McGuire + ASI = Signage as Sculpture
By Michael McAllister
The imagination of Ryan McGuire and the fabrication know-how of ASI Signage joined creative forces to produce the latest addition to Grinnell’s downtown tableau.
Despite a twenty-degree temperature and a brisk breeze out of the southeast, ASI personnel were at work shortly after 8:00 a.m., Friday, November 10, drilling into a concrete pad already poured on the west side of the south wing of the library. Once anchors were installed, the sign’s base was affixed, and the letter assemblage was added.
According to Library Director Marilyn Kennett, additional signage at the library was under consideration for some time. While the words Drake Community Library are solidly etched into the west side of the building, the title, especially from a distance, can be missed (as in the picture below, taken from directly across the street at approximately 8:10 a.m. Friday morning). The words are, to use Ryan McGuire’s term, “muted”—a situation that is common to midwestern signage, he added.
McGuire (pictured below in the yellow jacket) a prominent Grinnell graphic artist, photographer, and web designer, sought to create a destination sign—a concept that means more in the digital age of social media than an awareness that one has arrived where one intended to go.
As an example of what he was after, McGuire cites Belize, an eastern-coast Central American country that has become a popular tourist destination—not the country, exactly, but Google images of people standing beside or sitting on large, colorful letters, based on a beach, that spell the country’s name.
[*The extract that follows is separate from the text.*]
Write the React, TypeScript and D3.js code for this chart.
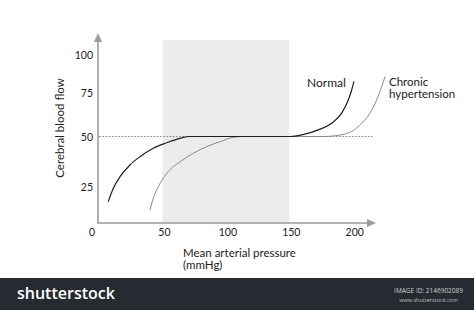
import React from "react";
import * as d3 from "d3";

const xTicks = [50, 100, 150, 200];
const yTicks = [25, 50, 75, 100];
// y axis in the picture is not evenly spaced: piecewise scale anchors
const yAnchorValues = [0, 25, 50, 75, 100];
const autoregRange = [50, 150];
const baseline = 50;

const normalX = [7.3, 11.3, 16.6, 24.4, 32.3, 42.8, 53.4, 63.9, 71.7, 111.2, 150.6, 159.8, 172.9, 183.4, 191.3, 196.5, 199.2, 201.0];
const normalY = [14.8, 24.1, 30.1, 35.9, 40.0, 44.2, 46.9, 49.1, 50, 50, 50, 50.9, 53.8, 57.6, 63.4, 71.0, 77.0, 82.6];

const chronicX = [40.2, 42.8, 46.7, 53.4, 63.9, 74.3, 84.9, 95.4, 105.9, 115.1, 158.5, 178, 188, 199.2, 207.1, 213.6, 218.9, 222.9, 225.5];
const chronicY = [9.0, 17.2, 25.1, 31.8, 37.5, 41.7, 45.0, 47.4, 49.6, 50, 50, 50, 50.6, 52.9, 57.6, 63.4, 71.0, 79.3, 85.9];

const seriesLabels = ["Normal", "Chronic", "hypertension"];

export default function App() {
  const W = 474, H = 310;
  const x = d3.scaleLinear().domain([0, 216]).range([99, 373]);
  const y = d3.scaleLinear().domain(yAnchorValues).range([223, 187, 136.5, 93, 55]);
  const line = (xs: number[], ys: number[]) =>
    d3.line<number>().x((i) => x(xs[i])).y((i) => y(ys[i])).curve(d3.curveMonotoneX)(xs.map((_, i) => i)) || "";

  const font = "Lato, 'Open Sans', sans-serif";
  const axisColor = "#9b9b9b";
  const textColor = "#222";
  const x0 = x(0), yAxisBottom = y(0), yTop = 33;

  return (
    <svg width={W} height={H} style={{ position: "absolute", left: 0, top: 0, background: "#fff" }} fontFamily={font}>
      <rect x={0} y={0} width={W} height={H} fill="#fff" />
      {/* autoregulation band */}
      <rect x={x(autoregRange[0])} y={40} width={x(autoregRange[1]) - x(autoregRange[0])} height={yAxisBottom - 40} fill="#ececec" />
      {/* dotted baseline */}
      <line x1={x0} x2={373} y1={y(baseline)} y2={y(baseline)} stroke="#666" strokeWidth={0.8} strokeDasharray="1.6,1.6" />
      {/* axes */}
      <line x1={x0 - 1} x2={x0 - 1} y1={yAxisBottom} y2={yTop + 6} stroke={axisColor} strokeWidth={1.6} />
      <path d={`M${x0 - 1},${yTop} L${x0 - 5},${yTop + 9} L${x0 + 3},${yTop + 9} Z`} fill={axisColor} />
      <line x1={x0 - 1.8} x2={368} y1={yAxisBottom} y2={yAxisBottom} stroke={axisColor} strokeWidth={1.6} />
      <path d={`M${376},${yAxisBottom} L${367},${yAxisBottom - 4} L${367},${yAxisBottom + 4} Z`} fill={axisColor} />
      {/* curves */}
      <path d={line(chronicX, chronicY)} fill="none" stroke="#8a8a8a" strokeWidth={1} />
      <path d={line(normalX, normalY)} fill="none" stroke="#1e1e1e" strokeWidth={1.2} />
      {/* tick labels */}
      <text x={x0 - 7} y={236} fontSize={10.5} fill={textColor} textAnchor="middle">0</text>
      {xTicks.map((t) => (
        <text key={t} x={x(t) + 2} y={236} fontSize={10.5} fill={textColor} textAnchor="middle">{t}</text>
      ))}
      {yTicks.map((t) => (
        <text key={t} x={93} y={y(t) + 4} fontSize={10.5} fill={textColor} textAnchor="end">{t}</text>
      ))}
      {/* axis titles */}
      <text transform={`translate(64,128) rotate(-90)`} fontSize={11.5} fill={textColor} textAnchor="middle">Cerebral blood flow</text>
      <text x={183} y={257} fontSize={11.5} fill={textColor}>Mean arterial pressure</text>
      <text x={183} y={269} fontSize={11.5} fill={textColor}>(mmHg)</text>
      {/* series labels */}
      <text x={307} y={87} fontSize={12} fill={textColor}>{seriesLabels[0]}</text>
      <text x={389} y={86} fontSize={11.5} fill={textColor}>{seriesLabels[1]}</text>
      <text x={389} y={97.5} fontSize={11.5} fill={textColor}>{seriesLabels[2]}</text>
      {/* footer bar */}
      <rect x={0} y={278} width={W} height={32} fill="#262a31" />
      <text x={17} y={299} fontSize={16} fontWeight={600} fill="#fff" fontFamily="'Open Sans', sans-serif">shutterstock</text>
      <text x={463} y={293} fontSize={6.5} fill="#cfcfcf" textAnchor="end" fontFamily="'Open Sans', sans-serif">IMAGE ID: 2146902089</text>
      <text x={458} y={302} fontSize={5.5} fill="#bfbfbf" textAnchor="end" fontFamily="'Open Sans', sans-serif">www.shutterstock.com</text>
    </svg>
  );
}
Likewise, he mentions Robert Indiana’s Love sculpture—the L with the tipped O sitting on the V and the E—from the late 1960s as the kind of interactive art that not only signifies a location but also invites participation and documentation. Put another way, more in the parlance of the Facebook Age, people like to take selfies at such spots.
I first set foot in Grinnell on an overcast Thursday afternoon mid-April in 2015. I was here to meet my wife so that we could look at a residence. Because we were going to move here as a condition of my wife’s employment, I was exceedingly interested in what the town had to offer. So I parked my car downtown and took a walk.
I recall several impressive first impressions: Central Park, the mural on the side of the railroad building near the crossing at Park and Third, the architecture of both the Post Office and the Stewart Art Gallery, the number of bicycle stands, the presence of a wine bar, the presence of a coffee shop, the dinner my wife and I had later at the Prairie Canary, and what seemed to me to be an unusual number of salons, barber shops, and hair care operations. I remember thinking that Grinnell must be a well-groomed community.
And then there was an impressive-looking building at what I later learned was 930 Park Street. Except I didn’t know what it was.
“That?” said my wife, who had already been in Grinnell a few times. “Oh, that’s the library.”
If I were to take that same walk today, I would have no doubt what building I was seeing, and I would add the sign/sculpture to my list of impressive first impressions.
Ryan McGuire hopes that the library sign will spark other such signage innovations. He would like to un-mute the Midwest and bring more interactivity, more creativity to the commonplace. His website speaks of “design awesomeness” and “memorable first impressions.” His photography is striking, as is his choice in footwear.
The new library sign represents creativity in both concept and execution. It should be especially enticing to young people and should help encourage them to explore the adventures of reading and the wonders of the Drake Community Library. The sign adds color and a touch of whimsey to the library landscape and removes all question to casual observers and newcomers on Park as to what the building might be.